The show is relatively PG for most of the season with the more gruesome imagery (largely blood splashes) not appearing until the last couple of episodes. The show was episodic until the last two episodes as each told the story of a different victim. Within each investigation was greater discourse into a societal concern, such as bullying, ethics in journalism, vigilante justice, family relationships, and abuse of employees in the workplace. 

As with most Japanese detective shows, there is a significant combination of psychological and scientific elements to each investigation. The team frequently is forced to better understand both the victim and the assailant to identify the potential cause of death; then they turn to science to prove it. Or perhaps they identify the cause of death and use this information to provide the families with better insight into why their loved one passed on. 

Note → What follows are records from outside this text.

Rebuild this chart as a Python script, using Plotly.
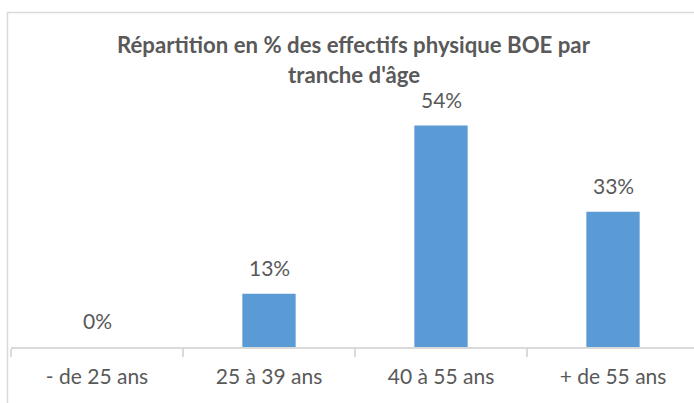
import plotly.graph_objects as go

categories = ["- de 25 ans", "25 à 39 ans", "40 à 55 ans", "+ de 55 ans"]
values = [0, 13, 54, 33]
title_lines = ["Répartition en % des effectifs physique BOE par", "tranche d'âge"]

W, H = 694, 403
L, T, B = 11, 101, 56          # plot area: x from 11, y from 101 to 347
plot_w = W - L
plot_h = H - T - B
cat_w = 172.0
FONT = "Lato"
GREY = "#595959"

fig = go.Figure()
fig.add_trace(go.Bar(
    x=categories, y=values,
    marker=dict(color="#5B9BD5", line=dict(width=0)),
    width=0.31,
    hoverinfo="skip",
))

# data labels
for c, v in zip(categories, values):
    fig.add_annotation(
        x=c, y=v, xref="x", yref="y", text=f"{v}%",
        showarrow=False, xanchor="center", yanchor="bottom", yshift=12,
        font=dict(family=FONT, size=21, color=GREY),
    )

fig.update_layout(
    width=W, height=H,
    margin=dict(l=L, r=0, t=T, b=B, pad=0),
    paper_bgcolor="white", plot_bgcolor="white",
    showlegend=False,
    xaxis=dict(
        type="category",
        range=[-0.5, -0.5 + plot_w / cat_w],
        showline=True, linecolor="#d9d9d9", linewidth=1.5,
        ticks="outside", tickson="boundaries", ticklen=8, tickcolor="#d9d9d9", tickwidth=1.5,
        tickfont=dict(family=FONT, size=21, color=GREY),
        ticklabelstandoff=10,
        showgrid=False, zeroline=False,
    ),
    yaxis=dict(range=[0, 60], visible=False, showgrid=False, zeroline=False),
    shapes=[dict(
        type="rect", xref="paper", yref="paper",
        x0=(7.5 - L) / plot_w, x1=1.05,
        y0=-0.5, y1=(H - B - 12.5) / plot_h,
        line=dict(color="#d9d9d9", width=1.5), fillcolor="rgba(0,0,0,0)", layer="below",
    )],
)

TS = 22.2
for line, base in zip(title_lines, [54, 84]):
    bottom = base + 0.213 * TS + 1
    fig.add_annotation(
        text=f"<b>{line}</b>", xref="paper", yref="paper",
        x=(354 - L) / plot_w, y=(H - B - bottom) / plot_h,
        xanchor="center", yanchor="bottom", showarrow=False,
        font=dict(family=FONT, size=TS, color=GREY),
    )

fig.write_html("out.html", config={"displayModeBar": False},
               post_script="document.body.style.margin='0px';")
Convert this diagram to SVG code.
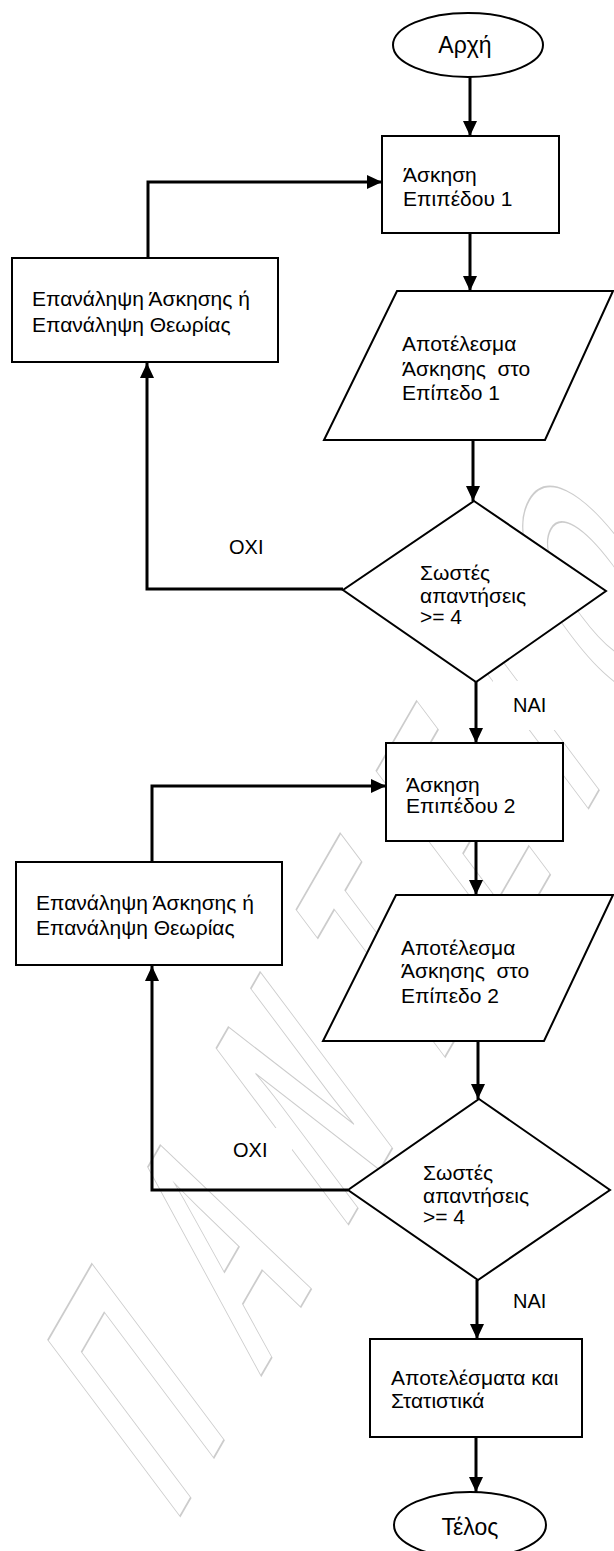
<svg xmlns="http://www.w3.org/2000/svg" width="614" height="1551" viewBox="0 0 614 1551">
<style>
text{font-family:"Liberation Sans",Arial,sans-serif;font-size:21px;fill:#000;white-space:pre}
.shape{fill:#fff;stroke:#000;stroke-width:2}
.conn{fill:none;stroke:#000;stroke-width:3}
.lbl{fill:#fff;stroke:none}
.lt{font-size:20px}
.big{font-size:23px}
.wm{font-family:"Liberation Sans",Arial,sans-serif;font-size:100px;font-weight:bold;fill:#fff;stroke:#c4c4c4;stroke-width:1.5;letter-spacing:40px}
</style>
<defs>
<marker id="arr" markerUnits="userSpaceOnUse" markerWidth="16" markerHeight="14" refX="15" refY="7" orient="auto">
<path d="M0,0 L15,7 L0,14 Z" fill="#000"/>
</marker>
</defs>
<rect width="614" height="1551" fill="#fff"/>
<g id="watermark" opacity="0.85">
<text class="wm" transform="matrix(0.75,-1.3,1.92,2.56,175,1525)" vector-effect="non-scaling-stroke">ΠΑΝΤΕΙΟ</text>
</g>
<g id="connectors">
<path class="conn" d="M470,77 V136" marker-end="url(#arr)"/>
<path class="conn" d="M470,233 V291" marker-end="url(#arr)"/>
<path class="conn" d="M473,440 V501" marker-end="url(#arr)"/>
<path class="conn" d="M343,589 H147 V363" marker-end="url(#arr)"/>
<path class="conn" d="M148,258 V182 H382" marker-end="url(#arr)"/>
<path class="conn" d="M476,682 V743" marker-end="url(#arr)"/>
<path class="conn" d="M476,841 V895" marker-end="url(#arr)"/>
<path class="conn" d="M478,1041 V1099" marker-end="url(#arr)"/>
<path class="conn" d="M348,1190 H152 V966" marker-end="url(#arr)"/>
<path class="conn" d="M152,862 V786 H386" marker-end="url(#arr)"/>
<path class="conn" d="M477,1280 V1339" marker-end="url(#arr)"/>
<path class="conn" d="M476,1437 V1492" marker-end="url(#arr)"/>
</g>
<g id="start">
<ellipse class="shape" cx="468" cy="45" rx="75" ry="32"/>
<text class="big" x="465" y="53" text-anchor="middle">Αρχή</text>
</g>
<g id="ex1">
<rect class="shape" x="382" y="136" width="177" height="97"/>
<text x="403" y="182">Άσκηση</text>
<text x="403" y="206">Επιπέδου 1</text>
</g>
<g id="res1">
<polygon class="shape" points="397,291 613,291 545,440 324,440"/>
<text x="402" y="351">Αποτέλεσμα</text>
<text x="402" y="376">Άσκησης  στο</text>
<text x="402" y="400">Επίπεδο 1</text>
</g>
<g id="dec1">
<polygon class="shape" points="474,501 606,591 476,682 343,590"/>
<text x="420" y="580">Σωστές</text>
<text x="420" y="603">απαντήσεις</text>
<text x="420" y="624">&gt;= 4</text>
</g>
<g id="rep1">
<rect class="shape" x="12" y="258" width="266" height="104"/>
<text x="32" y="306">Επανάληψη Άσκησης ή</text>
<text x="32" y="332">Επανάληψη Θεωρίας</text>
</g>
<g id="no1">
<rect class="lbl" x="208" y="525" width="79" height="50"/>
<text class="lt" x="229" y="554">ΟΧΙ</text>
</g>
<g id="yes1">
<rect class="lbl" x="493" y="681" width="82" height="49"/>
<text class="lt" x="513" y="712">ΝΑΙ</text>
</g>
<g id="ex2">
<rect class="shape" x="386" y="743" width="177" height="98"/>
<text x="406" y="792">Άσκηση</text>
<text x="406" y="813">Επιπέδου 2</text>
</g>
<g id="rep2">
<rect class="shape" x="16" y="862" width="266" height="103"/>
<text x="36" y="910">Επανάληψη Άσκησης ή</text>
<text x="36" y="935">Επανάληψη Θεωρίας</text>
</g>
<g id="res2">
<polygon class="shape" points="396,895 613,895 544,1041 323,1041"/>
<text x="401" y="955">Αποτέλεσμα</text>
<text x="401" y="978">Άσκησης  στο</text>
<text x="401" y="1003">Επίπεδο 2</text>
</g>
<g id="dec2">
<polygon class="shape" points="479,1099 610,1190 478,1280 348,1190"/>
<text x="423" y="1180">Σωστές</text>
<text x="423" y="1203">απαντήσεις</text>
<text x="423" y="1224">&gt;= 4</text>
</g>
<g id="no2">
<rect class="lbl" x="213" y="1128" width="79" height="50"/>
<text class="lt" x="233" y="1157">ΟΧΙ</text>
</g>
<g id="yes2">
<rect class="lbl" x="492" y="1285" width="83" height="45"/>
<text class="lt" x="513" y="1308">ΝΑΙ</text>
</g>
<g id="stats">
<rect class="shape" x="370" y="1339" width="212" height="98"/>
<text x="391" y="1385">Αποτελέσματα και</text>
<text x="391" y="1408">Στατιστικά</text>
</g>
<g id="end">
<ellipse class="shape" cx="470" cy="1525" rx="76" ry="33"/>
<text class="big" x="470" y="1535" text-anchor="middle">Τέλος</text>
</g>
</svg>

In addition to the main UDI team, there is a wide array of assisting characters including the two lead police detectives who often work with UDI; the funeral director who frequently directs cases their way and assists as needed; and various medical professionals who provide their expertise or access to various public records. The acting amongst the side characters was pretty decent, and the cast as a whole was largely relatable. You come to really, REALLY loathe the main villains, but that is a sign of good storytelling. 

I will say that Misumi occasionally got on my nerves with her ‘holier-than-thou’ approach, especially towards Nakado. She puts her nose into things and follows people around when it really goes beyond her professional role which is never attractive to me. She denigrates him and makes demands as the story progresses when she is not his superior and is not position to take that stance. While her rigid code of ethics is worth praising, she is also relatively unapologetic when that code of ethics harms her friends. Sometimes taking the ethical stance should also be accompanied with recognition and empathy for how one’s actions impact others. 

One interesting ethical commentary the viewers took away from the show was the theory that truth is more important than justice for forensic professionals. Their job was not to be responsible for the outcome of their findings but rather to present the scientific facts for the lawyers to handle. This reminds me of the recent real world case where famous forensic scientist Henry Lee was found to have fabricated evidence in multiple cases. The result was the incarceration of two teenagers for more than three decades for a crime that the court now says lacked evidence of being connected to them (Link). Unfortunately, this now calls into question his testimony at more than 8,000 cases over the years.  

The show is short but interesting; the technical effects were decent for its production level. It had some comedy mixed within but was largely a serious drama, little of the over-embellishments or over-acting that sometimes appears in Japanese shows. Certainly was a fun watch for the family of an evening and the crimes themselves were relatively well written. Some loose ends (especially at the end — I won’t go into those because I don’t want to spoil it), but by and large the causes of death and motives were unusual and it offered something new. I think I still like Galileo or Mr. Brain better in terms of ‘scientific-themed’ mysteries . . . but this was still a cool drama to watch. 

Have you seen Unnatural? What did you think?!